Your task is to extract every entry that follows word for word while excluding the pictures.
■ ■ ■
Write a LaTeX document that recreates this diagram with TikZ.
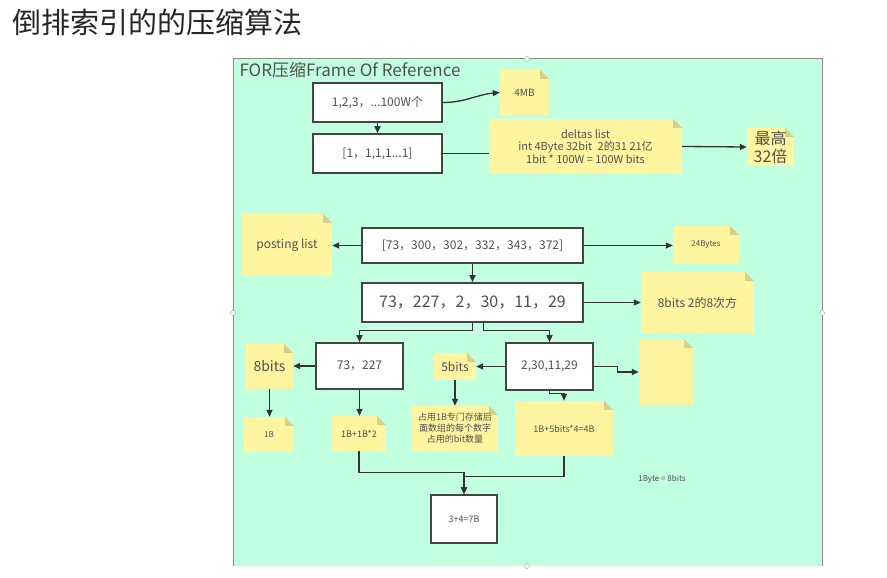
\documentclass[tikz,border=0pt]{standalone}
\usepackage{fontspec}
\setmainfont{Noto Sans CJK SC}
\usetikzlibrary{arrows.meta}

\definecolor{panelbg}{RGB}{192,255,224}
\definecolor{notebg}{RGB}{255,245,160}
\definecolor{notefold}{RGB}{216,207,138}
\definecolor{boxline}{RGB}{68,68,68}
\definecolor{txt}{RGB}{80,80,80}

\tikzset{
  box/.style={draw=boxline, line width=1.6pt, fill=white, inner sep=0pt,
    align=center, text=txt},
  note/.style={fill=notebg, inner sep=0pt, align=center, text=txt,
    path picture={
      \fill[panelbg] (path picture bounding box.north east)
        -- ++(-9pt,0pt) -- ++(9pt,-9pt) -- cycle;
      \fill[notefold] (path picture bounding box.north east)
        ++(-9pt,0pt) -- ++(0pt,-9pt) -- ++(9pt,0pt) -- cycle;
    }},
  arr/.style={draw=black!80, line width=1.3pt,
    -{Triangle[length=7pt,width=6pt]}},
  line/.style={draw=black!80, line width=1.3pt},
  fs/.style={font=\fontsize{#1}{#1}\selectfont}
}

\begin{document}
\begin{tikzpicture}[x=1pt,y=-1pt]
\useasboundingbox (0,0) rectangle (887,578);

% title
\node[anchor=west, fs=29, text=black!85] (title) at (9,22) {倒排索引的的压缩算法};

% panel
\fill[panelbg] (233,59) rectangle (822,566);
\draw[black!45, line width=1pt] (233,566) |- (822,59) -- (822,566);
\foreach \p in {(527,59),(233,313),(822,313),(527,566)}
  \draw[black!40, fill=white] \p circle (2.5);
\node[anchor=west, fs=17, text=txt] (frame) at (236,70) {FOR压缩Frame Of Reference};

% top part
\node[box, minimum width=129, minimum height=39, fs=12] (A) at (377.5,102.5) {1,2,3，...100W个};
\node[box, minimum width=129, minimum height=39, fs=12] (B) at (377.5,153.5) {[1，1,1,1...1]};
\node[note, minimum width=49, minimum height=45, fs=10] (mb) at (524.5,92.5) {4MB};
\node[note, minimum width=193, minimum height=55, fs=11] (deltas) at (585.5,146.5)
  {deltas list\\[1pt]int 4Byte 32bit\enspace 2的31 21亿\\[1pt]1bit * 100W = 100W bits};
\node[note, minimum width=47, minimum height=38, fs=16] (max) at (770.5,147) {最高\\[2pt]32倍};

\draw[arr] (A.south) -- (B.north);
\draw[arr] (A.east) to[out=0,in=185] (mb.west);
\draw[line] (B.east) -- (B.east -| deltas.west);
\draw[arr] (deltas.east) -- (max.west);

% middle part
\node[box, minimum width=221, minimum height=35, fs=12] (C) at (472.5,245.5) {[73，300，302，332，343，372]};
\node[box, minimum width=221, minimum height=39, fs=16] (D) at (472.5,302.5) {73，227，2，30，11，29};
\node[note, minimum width=90, minimum height=62, fs=12] (post) at (287,245) {posting list};
\node[note, minimum width=66, minimum height=38, fs=8] (bytes) at (706,245) {24Bytes};
\node[note, minimum width=113, minimum height=61, fs=12] (pow) at (697.5,302.5) {8bits 2的8次方};

\draw[arr] (C.west) -- (C.west -| post.east);
\draw[arr] (C.east) -- (C.east -| bytes.west);
\draw[arr] (C.south) -- (D.north);
\draw[arr] (D.east) -- (D.east -| pow.west);

% bottom part
\node[box, minimum width=87, minimum height=46, fs=12] (E) at (359.5,366) {73，227};
\node[box, minimum width=87, minimum height=47, fs=12] (F) at (549.5,366.5) {2,30,11,29};
\node[box, minimum width=66, minimum height=48, fs=9] (G) at (464,519) {3+4=7B};
\node[note, minimum width=47, minimum height=45, fs=14] (eight) at (269.5,366.5) {8bits};
\node[note, minimum width=50, minimum height=35, fs=8] (one) at (269,434.5) {1B};
\node[note, minimum width=54, minimum height=35, fs=9] (onetwo) at (359,433.5) {1B+1B*2};
\node[note, minimum width=42, minimum height=27, fs=12] (five) at (455,366.5) {5bits};
\node[note, minimum width=86, minimum height=45, fs=9] (use) at (455,428.5)
  {占用1B专门存储后\\[2pt]面数组的每个数字\\[2pt]占用的bit数量};
\node[note, minimum width=98, minimum height=55, fs=9] (four) at (564,428.5) {1B+5bits*4=4B};
\node[note, minimum width=54, minimum height=66] (empty) at (666,372) {};
\node[fs=8, text=txt] (eq) at (662,479) {1Byte = 8bits};

\draw[arr] (D.south) -- ++(0,8) -| (E.north);
\draw[arr] ([xshift=11pt]D.south) -- ++(0,8) -| (F.north);
\draw[arr] (E.west) -- (E.west -| eight.east);
\draw[arr] (eight.south) -- (eight.south |- one.north);
\draw[arr] (E.south) -- (E.south |- onetwo.north);
\draw[arr] (F.west) -- (F.west -| five.east);
\draw[arr] (five.south) -- (use.north);
\draw[arr] (F.south) -- ++(0,3) -| (four.north);
\draw[arr] (F.east) -- ++(24,0) |- (empty.west);
\draw[arr] (onetwo.south) -- ++(0,21) -| (G.north);
\draw[arr] (four.south) -- ++(0,20) -| (G.north);

\end{tikzpicture}
\end{document}
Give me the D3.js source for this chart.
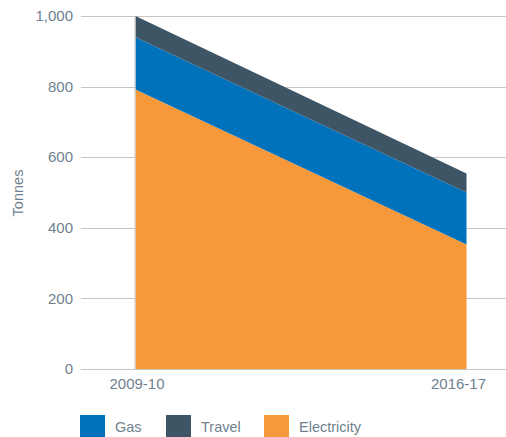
■ ■ ■
REPLY:
Write a LaTeX document that recreates this diagram with TikZ.
\documentclass[tikz,border=0pt]{standalone}
\usepackage{fontspec}
\setmainfont{Noto Sans CJK SC}
\usetikzlibrary{arrows.meta}

\definecolor{panelbg}{RGB}{192,255,224}
\definecolor{notebg}{RGB}{255,245,160}
\definecolor{notefold}{RGB}{216,207,138}
\definecolor{boxline}{RGB}{68,68,68}
\definecolor{txt}{RGB}{80,80,80}

\tikzset{
  box/.style={draw=boxline, line width=1.6pt, fill=white, inner sep=0pt,
    align=center, text=txt},
  note/.style={fill=notebg, inner sep=0pt, align=center, text=txt,
    path picture={
      \fill[panelbg] (path picture bounding box.north east)
        -- ++(-9pt,0pt) -- ++(9pt,-9pt) -- cycle;
      \fill[notefold] (path picture bounding box.north east)
        ++(-9pt,0pt) -- ++(0pt,-9pt) -- ++(9pt,0pt) -- cycle;
    }},
  arr/.style={draw=black!80, line width=1.3pt,
    -{Triangle[length=7pt,width=6pt]}},
  line/.style={draw=black!80, line width=1.3pt},
  fs/.style={font=\fontsize{#1}{#1}\selectfont}
}

\begin{document}
\begin{tikzpicture}[x=1pt,y=-1pt]
\useasboundingbox (0,0) rectangle (887,578);

% title
\node[anchor=west, fs=29, text=black!85] (title) at (9,22) {倒排索引的的压缩算法};

% panel
\fill[panelbg] (233,59) rectangle (822,566);
\draw[black!45, line width=1pt] (233,566) |- (822,59) -- (822,566);
\foreach \p in {(527,59),(233,313),(822,313),(527,566)}
  \draw[black!40, fill=white] \p circle (2.5);
\node[anchor=west, fs=17, text=txt] (frame) at (236,70) {FOR压缩Frame Of Reference};

% top part
\node[box, minimum width=129, minimum height=39, fs=12] (A) at (377.5,102.5) {1,2,3，...100W个};
\node[box, minimum width=129, minimum height=39, fs=12] (B) at (377.5,153.5) {[1，1,1,1...1]};
\node[note, minimum width=49, minimum height=45, fs=10] (mb) at (524.5,92.5) {4MB};
\node[note, minimum width=193, minimum height=55, fs=11] (deltas) at (585.5,146.5)
  {deltas list\\[1pt]int 4Byte 32bit\enspace 2的31 21亿\\[1pt]1bit * 100W = 100W bits};
\node[note, minimum width=47, minimum height=38, fs=16] (max) at (770.5,147) {最高\\[2pt]32倍};

\draw[arr] (A.south) -- (B.north);
\draw[arr] (A.east) to[out=0,in=185] (mb.west);
\draw[line] (B.east) -- (B.east -| deltas.west);
\draw[arr] (deltas.east) -- (max.west);

% middle part
\node[box, minimum width=221, minimum height=35, fs=12] (C) at (472.5,245.5) {[73，300，302，332，343，372]};
\node[box, minimum width=221, minimum height=39, fs=16] (D) at (472.5,302.5) {73，227，2，30，11，29};
\node[note, minimum width=90, minimum height=62, fs=12] (post) at (287,245) {posting list};
\node[note, minimum width=66, minimum height=38, fs=8] (bytes) at (706,245) {24Bytes};
\node[note, minimum width=113, minimum height=61, fs=12] (pow) at (697.5,302.5) {8bits 2的8次方};

\draw[arr] (C.west) -- (C.west -| post.east);
\draw[arr] (C.east) -- (C.east -| bytes.west);
\draw[arr] (C.south) -- (D.north);
\draw[arr] (D.east) -- (D.east -| pow.west);

% bottom part
\node[box, minimum width=87, minimum height=46, fs=12] (E) at (359.5,366) {73，227};
\node[box, minimum width=87, minimum height=47, fs=12] (F) at (549.5,366.5) {2,30,11,29};
\node[box, minimum width=66, minimum height=48, fs=9] (G) at (464,519) {3+4=7B};
\node[note, minimum width=47, minimum height=45, fs=14] (eight) at (269.5,366.5) {8bits};
\node[note, minimum width=50, minimum height=35, fs=8] (one) at (269,434.5) {1B};
\node[note, minimum width=54, minimum height=35, fs=9] (onetwo) at (359,433.5) {1B+1B*2};
\node[note, minimum width=42, minimum height=27, fs=12] (five) at (455,366.5) {5bits};
\node[note, minimum width=86, minimum height=45, fs=9] (use) at (455,428.5)
  {占用1B专门存储后\\[2pt]面数组的每个数字\\[2pt]占用的bit数量};
\node[note, minimum width=98, minimum height=55, fs=9] (four) at (564,428.5) {1B+5bits*4=4B};
\node[note, minimum width=54, minimum height=66] (empty) at (666,372) {};
\node[fs=8, text=txt] (eq) at (662,479) {1Byte = 8bits};

\draw[arr] (D.south) -- ++(0,8) -| (E.north);
\draw[arr] ([xshift=11pt]D.south) -- ++(0,8) -| (F.north);
\draw[arr] (E.west) -- (E.west -| eight.east);
\draw[arr] (eight.south) -- (eight.south |- one.north);
\draw[arr] (E.south) -- (E.south |- onetwo.north);
\draw[arr] (F.west) -- (F.west -| five.east);
\draw[arr] (five.south) -- (use.north);
\draw[arr] (F.south) -- ++(0,3) -| (four.north);
\draw[arr] (F.east) -- ++(24,0) |- (empty.west);
\draw[arr] (onetwo.south) -- ++(0,21) -| (G.north);
\draw[arr] (four.south) -- ++(0,20) -| (G.north);

\end{tikzpicture}
\end{document}
Give me the D3.js source for this chart.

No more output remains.